_DATA SEGMENT_.
▼
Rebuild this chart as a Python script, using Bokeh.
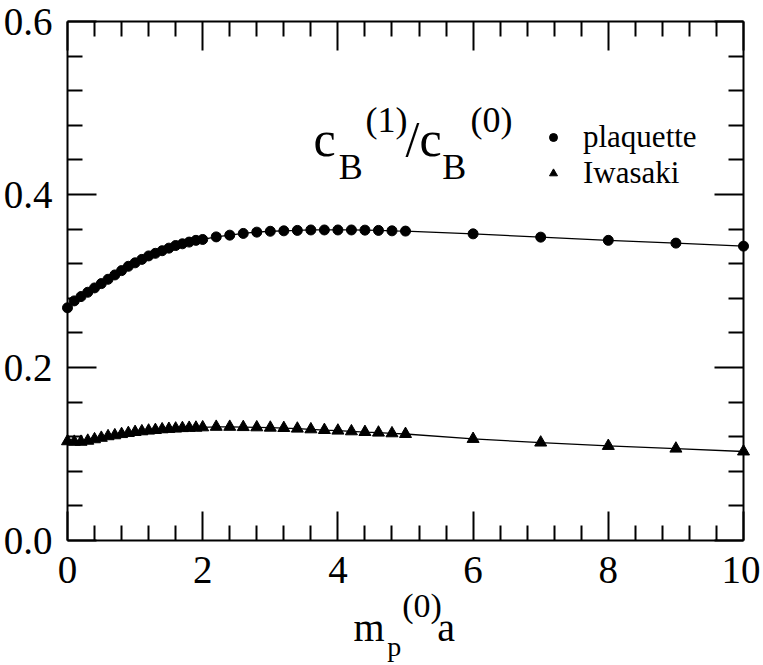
from bokeh.plotting import figure
from bokeh.models import (Range1d, LinearAxis, FixedTicker, PrintfTickFormatter,
                          Label, Legend, LegendItem, ColumnDataSource)
from bokeh.embed import file_html
from bokeh.resources import INLINE

FONT = "Liberation Serif"

# ---- data ----
x_plaq = [0.0, 0.1, 0.2, 0.3, 0.4, 0.5, 0.6, 0.7, 0.8, 0.9, 1.0,
          1.1, 1.2, 1.3, 1.4, 1.5, 1.6, 1.7, 1.8, 1.9, 2.0,
          2.2, 2.4, 2.6, 2.8, 3.0, 3.2, 3.4, 3.6, 3.8, 4.0,
          4.2, 4.4, 4.6, 4.8, 5.0, 6.0, 7.0, 8.0, 9.0, 10.0]
y_plaq = [0.269, 0.277, 0.282, 0.287, 0.292, 0.297, 0.302, 0.307, 0.312, 0.317, 0.321,
          0.325, 0.329, 0.332, 0.335, 0.338, 0.341, 0.343, 0.345, 0.347, 0.348,
          0.351, 0.353, 0.355, 0.3565, 0.3575, 0.358, 0.3585, 0.359, 0.359, 0.359,
          0.359, 0.3588, 0.3585, 0.358, 0.3577, 0.3545, 0.3507, 0.347, 0.3438, 0.3403]

x_iwa = [0.0, 0.1, 0.2, 0.3, 0.4, 0.5, 0.6, 0.7, 0.8, 0.9, 1.0,
         1.1, 1.2, 1.3, 1.4, 1.5, 1.6, 1.7, 1.8, 1.9, 2.0,
         2.2, 2.4, 2.6, 2.8, 3.0, 3.2, 3.4, 3.6, 3.8, 4.0,
         4.2, 4.4, 4.6, 4.8, 5.0, 6.0, 7.0, 8.0, 9.0, 10.0]
y_iwa = [0.1147, 0.1141, 0.1141, 0.1153, 0.117, 0.1187, 0.1205, 0.1216, 0.123, 0.1242, 0.1254,
         0.1262, 0.127, 0.1277, 0.1285, 0.129, 0.1294, 0.1299, 0.1302, 0.1304, 0.1308,
         0.1314, 0.1314, 0.1311, 0.1308, 0.1304, 0.130, 0.1293, 0.1285, 0.1277, 0.127,
         0.1262, 0.1254, 0.1247, 0.1239, 0.1231, 0.1174, 0.1132, 0.1093, 0.1062, 0.1029]

x_major = [0, 2, 4, 6, 8, 10]
x_minor = [0.4, 0.8, 1.2, 1.6, 2.4, 2.8, 3.2, 3.6, 4.4, 4.8, 5.2, 5.6,
           6.4, 6.8, 7.2, 7.6, 8.4, 8.8, 9.2, 9.6]
y_major = [0.0, 0.2, 0.4, 0.6]
y_minor = [0.04, 0.08, 0.12, 0.16, 0.24, 0.28, 0.32, 0.36, 0.44, 0.48, 0.52, 0.56]

series_names = ["plaquette", "Iwasaki"]

# ---- layout (pixels): the frame fills the canvas, axes sit at fixed places ----
W, H = 760, 664
X0_PX, X_PX_PER = 67, 67.6        # canvas column of x = 0, pixels per x unit
Y0_PX, Y_TOP_PX = 540, 21          # canvas rows of y = 0 and y = 0.6
X_LO, X_HI = 0, 10
Y_LO, Y_HI = 0.0, 0.6
Y_PX_PER = (Y0_PX - Y_TOP_PX) / (Y_HI - Y_LO)

x_range = Range1d(-X0_PX / X_PX_PER, (W - X0_PX) / X_PX_PER)
y_range = Range1d(-(H - Y0_PX) / Y_PX_PER, Y0_PX / Y_PX_PER)

p = figure(width=W, height=H, output_backend="svg", toolbar_location=None,
           x_range=x_range, y_range=y_range,
           x_axis_location=None, y_axis_location=None,
           min_border_left=0, min_border_right=0, min_border_top=0,
           min_border_bottom=0)
p.grid.visible = False
p.outline_line_color = None
p.background_fill_color = "white"
p.border_fill_color = "white"


def make_axis(major, minor, fmt, show, standoff, **kw):
    ax = LinearAxis(ticker=FixedTicker(ticks=major, minor_ticks=minor),
                    formatter=PrintfTickFormatter(format=fmt), **kw)
    ax.major_tick_in = 29
    ax.major_tick_out = 0
    ax.minor_tick_in = 15
    ax.minor_tick_out = 0
    ax.axis_line_width = 2
    ax.major_tick_line_width = 2
    ax.minor_tick_line_width = 2
    ax.axis_line_color = "black"
    ax.major_tick_line_color = "black"
    ax.minor_tick_line_color = "black"
    ax.major_label_text_font = FONT
    if show:
        ax.major_label_text_color = "black"
        ax.major_label_text_font_size = "39px"
        ax.major_label_standoff = standoff
    else:
        ax.major_label_text_color = None
        ax.major_label_text_font_size = "1px"
        ax.major_label_standoff = 0
    return ax


p.add_layout(make_axis(x_major, x_minor, "%d", True, 16,
                       fixed_location=Y_LO, bounds=(X_LO, X_HI)), "below")
p.add_layout(make_axis(y_major, y_minor, "%.1f", True, 15,
                       fixed_location=X_LO, bounds=(Y_LO, Y_HI)), "left")
p.add_layout(make_axis(x_major, x_minor, "%d", False, 0,
                       fixed_location=Y_HI, bounds=(X_LO, X_HI)), "above")
p.add_layout(make_axis(y_major, y_minor, "%.1f", False, 0,
                       fixed_location=X_HI, bounds=(Y_LO, Y_HI)), "right")

src_p = ColumnDataSource(dict(x=x_plaq, y=y_plaq))
src_i = ColumnDataSource(dict(x=x_iwa, y=y_iwa))

p.line("x", "y", source=src_p, line_color="black", line_width=1.3)
p.line("x", "y", source=src_i, line_color="black", line_width=1.3)
r1 = p.scatter("x", "y", source=src_p, marker="circle", size=10,
               fill_color="black", line_color="black")
r2 = p.scatter("x", "y", source=src_i, marker="triangle", size=12,
               fill_color="black", line_color="black")

legend = Legend(items=[LegendItem(label=series_names[0], renderers=[r1]),
                       LegendItem(label=series_names[1], renderers=[r2])],
                location=(543, 473))
legend.border_line_color = None
legend.background_fill_alpha = 0
legend.padding = 0
legend.margin = 0
legend.spacing = 0
legend.glyph_width = 20
legend.glyph_height = 20
legend.label_standoff = 20
legend.label_text_font = FONT
legend.label_text_font_size = "31px"
legend.label_text_color = "black"
p.add_layout(legend)


def lab(text, x, y, size):
    p.add_layout(Label(x=x, y=y, text=text, text_font=FONT,
                       text_font_size=f"{size}px", text_align="left",
                       text_baseline="middle", text_color="black"))


# title inside the plot: c_B^(1)/c_B^(0)
lab("c", 3.639, 0.4646, 50)
lab("B", 4.013, 0.4322, 36)
lab("(1)", 4.408, 0.4857, 36)
lab("/c", 5.0, 0.4646, 50)
lab("B", 5.543, 0.4322, 36)
lab("(0)", 5.962, 0.4857, 36)

# x title m_p^(0) a under the x axis
lab("m", 4.231, -0.1000, 40)
lab("p", 4.729, -0.1220, 28)
lab("(0)", 4.951, -0.0757, 34)
lab("a", 5.469, -0.1000, 40)

open("out.html", "w").write(file_html(p, INLINE))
▲
_PROBLEM DESCRIPTION_. Write out again, exactly, the lines from the start of the listing up to the line containing "0.347, 0.3438, 0.3403]", with both ends and without pictures.

_RESULT FOR THIS EXERCISE_.
Rebuild this chart as a Python script, using Bokeh.
from bokeh.plotting import figure
from bokeh.models import (Range1d, LinearAxis, FixedTicker, PrintfTickFormatter,
                          Label, Legend, LegendItem, ColumnDataSource)
from bokeh.embed import file_html
from bokeh.resources import INLINE

FONT = "Liberation Serif"

# ---- data ----
x_plaq = [0.0, 0.1, 0.2, 0.3, 0.4, 0.5, 0.6, 0.7, 0.8, 0.9, 1.0,
          1.1, 1.2, 1.3, 1.4, 1.5, 1.6, 1.7, 1.8, 1.9, 2.0,
          2.2, 2.4, 2.6, 2.8, 3.0, 3.2, 3.4, 3.6, 3.8, 4.0,
          4.2, 4.4, 4.6, 4.8, 5.0, 6.0, 7.0, 8.0, 9.0, 10.0]
y_plaq = [0.269, 0.277, 0.282, 0.287, 0.292, 0.297, 0.302, 0.307, 0.312, 0.317, 0.321,
          0.325, 0.329, 0.332, 0.335, 0.338, 0.341, 0.343, 0.345, 0.347, 0.348,
          0.351, 0.353, 0.355, 0.3565, 0.3575, 0.358, 0.3585, 0.359, 0.359, 0.359,
          0.359, 0.3588, 0.3585, 0.358, 0.3577, 0.3545, 0.3507, 0.347, 0.3438, 0.3403]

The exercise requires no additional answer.